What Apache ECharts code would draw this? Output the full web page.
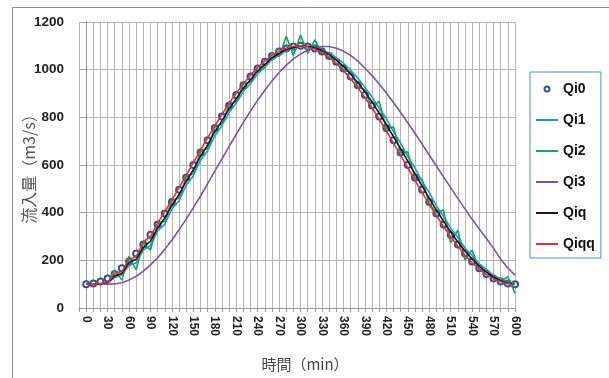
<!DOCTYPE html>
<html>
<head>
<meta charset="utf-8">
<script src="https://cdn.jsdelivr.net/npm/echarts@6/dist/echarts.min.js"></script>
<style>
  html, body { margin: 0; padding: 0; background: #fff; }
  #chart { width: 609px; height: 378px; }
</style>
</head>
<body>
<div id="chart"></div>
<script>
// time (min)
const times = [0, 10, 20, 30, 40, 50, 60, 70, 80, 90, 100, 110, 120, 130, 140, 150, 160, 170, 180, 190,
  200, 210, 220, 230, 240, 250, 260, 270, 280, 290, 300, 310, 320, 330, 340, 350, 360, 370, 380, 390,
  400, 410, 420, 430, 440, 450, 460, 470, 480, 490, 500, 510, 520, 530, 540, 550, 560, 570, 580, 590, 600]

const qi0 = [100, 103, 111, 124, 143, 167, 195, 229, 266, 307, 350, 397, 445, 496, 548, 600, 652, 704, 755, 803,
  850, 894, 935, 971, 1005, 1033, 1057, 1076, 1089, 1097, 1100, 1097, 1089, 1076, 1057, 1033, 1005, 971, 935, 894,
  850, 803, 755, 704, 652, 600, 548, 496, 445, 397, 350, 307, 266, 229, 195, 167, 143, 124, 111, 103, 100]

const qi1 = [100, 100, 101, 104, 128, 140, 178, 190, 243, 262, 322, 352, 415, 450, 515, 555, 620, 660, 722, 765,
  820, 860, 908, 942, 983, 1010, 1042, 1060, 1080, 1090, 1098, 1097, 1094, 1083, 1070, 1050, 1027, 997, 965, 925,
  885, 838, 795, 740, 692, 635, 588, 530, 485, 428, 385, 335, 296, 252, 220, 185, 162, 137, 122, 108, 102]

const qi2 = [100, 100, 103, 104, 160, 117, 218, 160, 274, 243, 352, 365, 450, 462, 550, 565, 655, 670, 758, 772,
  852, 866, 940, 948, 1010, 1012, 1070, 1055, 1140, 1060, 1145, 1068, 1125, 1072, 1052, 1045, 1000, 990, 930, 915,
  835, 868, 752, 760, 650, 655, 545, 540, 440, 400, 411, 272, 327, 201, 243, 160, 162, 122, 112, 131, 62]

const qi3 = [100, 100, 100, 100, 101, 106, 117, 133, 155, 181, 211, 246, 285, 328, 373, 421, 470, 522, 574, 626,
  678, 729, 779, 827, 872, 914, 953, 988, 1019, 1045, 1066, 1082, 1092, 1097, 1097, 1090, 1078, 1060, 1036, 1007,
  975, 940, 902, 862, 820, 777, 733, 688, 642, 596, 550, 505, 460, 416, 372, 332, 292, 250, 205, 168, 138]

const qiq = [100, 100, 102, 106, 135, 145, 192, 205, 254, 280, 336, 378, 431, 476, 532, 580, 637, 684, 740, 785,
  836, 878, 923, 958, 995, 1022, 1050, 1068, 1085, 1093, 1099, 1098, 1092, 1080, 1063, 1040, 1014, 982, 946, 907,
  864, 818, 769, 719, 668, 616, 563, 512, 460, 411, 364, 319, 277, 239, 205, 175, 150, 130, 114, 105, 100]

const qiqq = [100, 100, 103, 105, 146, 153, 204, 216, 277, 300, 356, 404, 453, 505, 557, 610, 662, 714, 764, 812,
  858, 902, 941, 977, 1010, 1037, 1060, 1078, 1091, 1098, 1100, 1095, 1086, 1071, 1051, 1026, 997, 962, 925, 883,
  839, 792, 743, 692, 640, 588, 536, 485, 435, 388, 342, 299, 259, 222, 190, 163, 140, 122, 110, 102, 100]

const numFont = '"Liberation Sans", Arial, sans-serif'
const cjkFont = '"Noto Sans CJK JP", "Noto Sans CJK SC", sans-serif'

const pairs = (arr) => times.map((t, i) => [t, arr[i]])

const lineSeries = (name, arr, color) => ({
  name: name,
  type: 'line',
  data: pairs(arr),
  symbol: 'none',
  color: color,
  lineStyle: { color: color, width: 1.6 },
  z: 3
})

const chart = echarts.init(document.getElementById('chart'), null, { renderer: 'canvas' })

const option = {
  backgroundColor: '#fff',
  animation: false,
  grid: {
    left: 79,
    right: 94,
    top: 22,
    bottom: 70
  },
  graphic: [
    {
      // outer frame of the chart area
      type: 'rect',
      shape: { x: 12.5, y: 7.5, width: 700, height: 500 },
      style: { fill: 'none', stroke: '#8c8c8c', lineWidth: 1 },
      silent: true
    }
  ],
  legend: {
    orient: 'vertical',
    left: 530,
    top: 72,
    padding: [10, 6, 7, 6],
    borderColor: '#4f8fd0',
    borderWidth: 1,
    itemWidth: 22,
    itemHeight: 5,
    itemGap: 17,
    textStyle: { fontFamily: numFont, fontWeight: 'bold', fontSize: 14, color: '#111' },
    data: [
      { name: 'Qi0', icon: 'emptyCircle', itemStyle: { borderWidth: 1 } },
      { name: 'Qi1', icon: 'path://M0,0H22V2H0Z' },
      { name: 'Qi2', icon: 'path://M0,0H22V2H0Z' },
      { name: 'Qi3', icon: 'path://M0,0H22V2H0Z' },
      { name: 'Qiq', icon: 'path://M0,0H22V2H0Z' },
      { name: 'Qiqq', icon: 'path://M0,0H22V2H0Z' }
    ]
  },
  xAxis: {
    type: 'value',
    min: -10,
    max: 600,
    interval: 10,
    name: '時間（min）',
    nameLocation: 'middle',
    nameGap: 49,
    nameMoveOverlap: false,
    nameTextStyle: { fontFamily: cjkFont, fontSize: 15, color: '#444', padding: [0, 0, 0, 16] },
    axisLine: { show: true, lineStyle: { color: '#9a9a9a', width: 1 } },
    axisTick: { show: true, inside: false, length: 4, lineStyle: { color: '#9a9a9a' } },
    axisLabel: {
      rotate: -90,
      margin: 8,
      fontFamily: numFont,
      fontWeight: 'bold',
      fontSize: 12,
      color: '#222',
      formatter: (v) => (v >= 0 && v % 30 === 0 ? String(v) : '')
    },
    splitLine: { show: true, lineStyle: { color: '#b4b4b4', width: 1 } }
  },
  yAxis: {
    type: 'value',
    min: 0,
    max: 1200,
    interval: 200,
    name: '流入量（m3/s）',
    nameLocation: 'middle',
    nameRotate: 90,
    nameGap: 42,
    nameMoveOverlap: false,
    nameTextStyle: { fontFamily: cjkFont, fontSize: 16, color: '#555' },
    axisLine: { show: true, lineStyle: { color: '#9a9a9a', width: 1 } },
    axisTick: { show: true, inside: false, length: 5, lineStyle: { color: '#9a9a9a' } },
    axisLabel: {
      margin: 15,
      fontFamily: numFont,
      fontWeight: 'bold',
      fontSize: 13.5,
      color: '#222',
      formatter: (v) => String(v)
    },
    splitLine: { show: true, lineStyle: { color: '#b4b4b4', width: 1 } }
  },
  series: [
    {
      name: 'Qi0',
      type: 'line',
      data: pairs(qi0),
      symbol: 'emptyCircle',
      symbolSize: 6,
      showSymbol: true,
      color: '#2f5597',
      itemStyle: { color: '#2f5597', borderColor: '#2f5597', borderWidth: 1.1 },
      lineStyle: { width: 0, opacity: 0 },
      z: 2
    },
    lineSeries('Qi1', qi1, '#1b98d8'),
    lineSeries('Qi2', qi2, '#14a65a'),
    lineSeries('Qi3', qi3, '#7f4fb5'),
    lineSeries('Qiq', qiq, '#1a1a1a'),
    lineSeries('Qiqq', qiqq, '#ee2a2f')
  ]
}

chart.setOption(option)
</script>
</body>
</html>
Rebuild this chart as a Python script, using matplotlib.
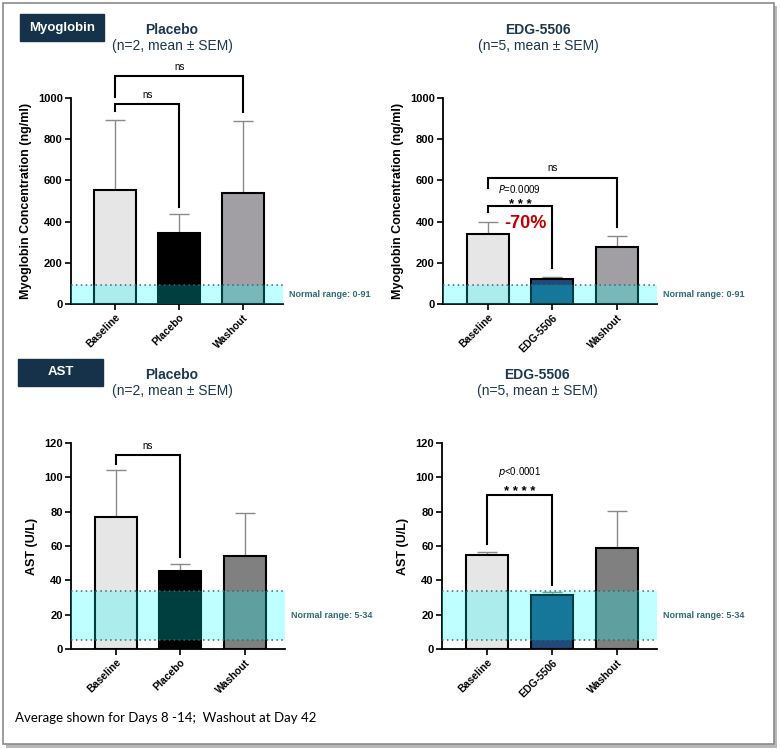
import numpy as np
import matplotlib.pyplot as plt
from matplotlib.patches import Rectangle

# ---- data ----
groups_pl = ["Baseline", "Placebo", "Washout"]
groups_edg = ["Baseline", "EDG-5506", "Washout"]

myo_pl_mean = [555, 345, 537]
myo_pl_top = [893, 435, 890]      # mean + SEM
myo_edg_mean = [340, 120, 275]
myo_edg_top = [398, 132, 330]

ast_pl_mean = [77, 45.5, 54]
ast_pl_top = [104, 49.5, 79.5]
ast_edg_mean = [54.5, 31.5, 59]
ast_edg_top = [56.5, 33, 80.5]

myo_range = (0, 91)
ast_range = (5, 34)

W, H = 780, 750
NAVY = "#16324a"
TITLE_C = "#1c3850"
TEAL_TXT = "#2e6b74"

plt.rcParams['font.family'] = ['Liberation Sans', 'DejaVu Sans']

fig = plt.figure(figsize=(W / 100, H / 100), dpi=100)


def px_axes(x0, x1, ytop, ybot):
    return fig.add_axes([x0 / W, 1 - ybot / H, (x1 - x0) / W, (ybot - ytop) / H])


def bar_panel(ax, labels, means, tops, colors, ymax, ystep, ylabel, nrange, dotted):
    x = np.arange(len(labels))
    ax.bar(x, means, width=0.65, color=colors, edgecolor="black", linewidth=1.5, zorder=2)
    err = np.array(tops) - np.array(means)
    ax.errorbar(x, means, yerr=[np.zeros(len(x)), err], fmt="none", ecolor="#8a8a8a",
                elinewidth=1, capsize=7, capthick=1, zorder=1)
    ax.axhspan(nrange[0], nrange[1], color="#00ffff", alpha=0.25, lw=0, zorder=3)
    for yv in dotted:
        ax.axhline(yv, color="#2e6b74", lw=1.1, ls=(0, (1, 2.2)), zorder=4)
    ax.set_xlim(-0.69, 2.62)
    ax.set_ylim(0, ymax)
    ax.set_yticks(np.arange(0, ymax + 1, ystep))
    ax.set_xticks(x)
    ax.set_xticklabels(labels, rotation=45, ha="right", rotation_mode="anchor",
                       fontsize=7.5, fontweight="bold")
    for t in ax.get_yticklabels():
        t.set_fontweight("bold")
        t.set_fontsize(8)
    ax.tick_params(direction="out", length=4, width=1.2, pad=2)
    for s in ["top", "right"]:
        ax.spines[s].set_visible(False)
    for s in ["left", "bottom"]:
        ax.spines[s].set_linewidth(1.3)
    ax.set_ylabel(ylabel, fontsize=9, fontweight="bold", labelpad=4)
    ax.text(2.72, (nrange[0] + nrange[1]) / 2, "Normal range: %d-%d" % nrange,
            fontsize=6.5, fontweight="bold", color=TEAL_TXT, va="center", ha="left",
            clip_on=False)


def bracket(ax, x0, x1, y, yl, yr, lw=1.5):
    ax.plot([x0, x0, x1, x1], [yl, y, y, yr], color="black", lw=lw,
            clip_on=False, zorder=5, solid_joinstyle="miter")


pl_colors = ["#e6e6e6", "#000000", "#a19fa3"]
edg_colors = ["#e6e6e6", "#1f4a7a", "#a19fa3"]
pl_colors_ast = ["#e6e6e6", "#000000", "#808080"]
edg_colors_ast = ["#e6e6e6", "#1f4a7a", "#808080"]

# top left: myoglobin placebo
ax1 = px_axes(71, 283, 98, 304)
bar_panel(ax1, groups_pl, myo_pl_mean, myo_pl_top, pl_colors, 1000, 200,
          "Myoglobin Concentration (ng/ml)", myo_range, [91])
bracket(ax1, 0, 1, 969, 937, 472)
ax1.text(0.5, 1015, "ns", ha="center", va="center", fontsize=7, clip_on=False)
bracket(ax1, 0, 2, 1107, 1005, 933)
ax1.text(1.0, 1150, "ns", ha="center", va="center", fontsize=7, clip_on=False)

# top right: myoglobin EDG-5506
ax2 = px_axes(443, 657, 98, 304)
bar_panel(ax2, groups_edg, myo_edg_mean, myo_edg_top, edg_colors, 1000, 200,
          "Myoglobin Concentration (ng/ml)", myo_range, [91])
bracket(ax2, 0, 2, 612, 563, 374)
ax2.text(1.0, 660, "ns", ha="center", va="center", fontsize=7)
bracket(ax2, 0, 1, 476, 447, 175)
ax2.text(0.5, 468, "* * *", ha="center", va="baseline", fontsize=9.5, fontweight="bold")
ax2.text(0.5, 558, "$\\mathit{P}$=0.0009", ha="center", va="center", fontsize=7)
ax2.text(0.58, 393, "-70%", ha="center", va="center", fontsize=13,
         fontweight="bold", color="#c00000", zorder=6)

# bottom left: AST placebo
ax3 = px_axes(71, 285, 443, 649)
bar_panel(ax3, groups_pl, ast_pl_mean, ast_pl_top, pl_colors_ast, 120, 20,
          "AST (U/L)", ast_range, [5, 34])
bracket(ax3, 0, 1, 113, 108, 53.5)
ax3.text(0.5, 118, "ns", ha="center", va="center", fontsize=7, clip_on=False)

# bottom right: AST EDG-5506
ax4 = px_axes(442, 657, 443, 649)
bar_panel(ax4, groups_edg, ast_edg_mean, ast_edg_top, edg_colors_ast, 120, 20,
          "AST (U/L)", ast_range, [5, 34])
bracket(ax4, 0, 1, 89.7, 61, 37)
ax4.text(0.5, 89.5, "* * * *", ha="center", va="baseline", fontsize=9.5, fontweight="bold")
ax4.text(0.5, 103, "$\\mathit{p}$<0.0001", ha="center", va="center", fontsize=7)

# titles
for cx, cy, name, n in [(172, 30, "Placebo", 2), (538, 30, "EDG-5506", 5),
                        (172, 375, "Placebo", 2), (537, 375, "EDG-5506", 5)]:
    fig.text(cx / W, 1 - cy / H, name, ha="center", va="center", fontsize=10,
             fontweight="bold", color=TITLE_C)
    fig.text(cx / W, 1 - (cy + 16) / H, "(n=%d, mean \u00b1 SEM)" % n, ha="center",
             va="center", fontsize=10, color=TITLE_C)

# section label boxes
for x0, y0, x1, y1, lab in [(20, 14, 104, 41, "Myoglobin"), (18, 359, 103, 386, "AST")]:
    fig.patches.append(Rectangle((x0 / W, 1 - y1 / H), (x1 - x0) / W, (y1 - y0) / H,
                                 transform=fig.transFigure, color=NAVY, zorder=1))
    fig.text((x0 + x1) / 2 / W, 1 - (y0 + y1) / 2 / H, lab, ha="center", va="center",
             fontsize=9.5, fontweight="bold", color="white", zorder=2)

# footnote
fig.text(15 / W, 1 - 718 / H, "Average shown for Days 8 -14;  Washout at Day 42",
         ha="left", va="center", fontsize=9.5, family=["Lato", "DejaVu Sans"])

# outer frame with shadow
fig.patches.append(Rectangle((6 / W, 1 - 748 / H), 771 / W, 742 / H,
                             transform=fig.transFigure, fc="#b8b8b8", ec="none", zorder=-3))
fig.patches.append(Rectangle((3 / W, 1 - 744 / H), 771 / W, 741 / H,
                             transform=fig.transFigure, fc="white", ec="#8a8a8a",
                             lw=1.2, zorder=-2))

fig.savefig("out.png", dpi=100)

• • • • • • •

Everything from the first line of the listing above through the line that contains "205, 168, 138]" is to be restated word for word, minus the pictures.

**Full output:**
What Apache ECharts code would draw this? Output the full web page.
<!DOCTYPE html>
<html>
<head>
<meta charset="utf-8">
<script src="https://cdn.jsdelivr.net/npm/echarts@6/dist/echarts.min.js"></script>
<style>
  html, body { margin: 0; padding: 0; background: #fff; }
  #chart { width: 609px; height: 378px; }
</style>
</head>
<body>
<div id="chart"></div>
<script>
// time (min)
const times = [0, 10, 20, 30, 40, 50, 60, 70, 80, 90, 100, 110, 120, 130, 140, 150, 160, 170, 180, 190,
  200, 210, 220, 230, 240, 250, 260, 270, 280, 290, 300, 310, 320, 330, 340, 350, 360, 370, 380, 390,
  400, 410, 420, 430, 440, 450, 460, 470, 480, 490, 500, 510, 520, 530, 540, 550, 560, 570, 580, 590, 600]

const qi0 = [100, 103, 111, 124, 143, 167, 195, 229, 266, 307, 350, 397, 445, 496, 548, 600, 652, 704, 755, 803,
  850, 894, 935, 971, 1005, 1033, 1057, 1076, 1089, 1097, 1100, 1097, 1089, 1076, 1057, 1033, 1005, 971, 935, 894,
  850, 803, 755, 704, 652, 600, 548, 496, 445, 397, 350, 307, 266, 229, 195, 167, 143, 124, 111, 103, 100]

const qi1 = [100, 100, 101, 104, 128, 140, 178, 190, 243, 262, 322, 352, 415, 450, 515, 555, 620, 660, 722, 765,
  820, 860, 908, 942, 983, 1010, 1042, 1060, 1080, 1090, 1098, 1097, 1094, 1083, 1070, 1050, 1027, 997, 965, 925,
  885, 838, 795, 740, 692, 635, 588, 530, 485, 428, 385, 335, 296, 252, 220, 185, 162, 137, 122, 108, 102]

const qi2 = [100, 100, 103, 104, 160, 117, 218, 160, 274, 243, 352, 365, 450, 462, 550, 565, 655, 670, 758, 772,
  852, 866, 940, 948, 1010, 1012, 1070, 1055, 1140, 1060, 1145, 1068, 1125, 1072, 1052, 1045, 1000, 990, 930, 915,
  835, 868, 752, 760, 650, 655, 545, 540, 440, 400, 411, 272, 327, 201, 243, 160, 162, 122, 112, 131, 62]

const qi3 = [100, 100, 100, 100, 101, 106, 117, 133, 155, 181, 211, 246, 285, 328, 373, 421, 470, 522, 574, 626,
  678, 729, 779, 827, 872, 914, 953, 988, 1019, 1045, 1066, 1082, 1092, 1097, 1097, 1090, 1078, 1060, 1036, 1007,
  975, 940, 902, 862, 820, 777, 733, 688, 642, 596, 550, 505, 460, 416, 372, 332, 292, 250, 205, 168, 138]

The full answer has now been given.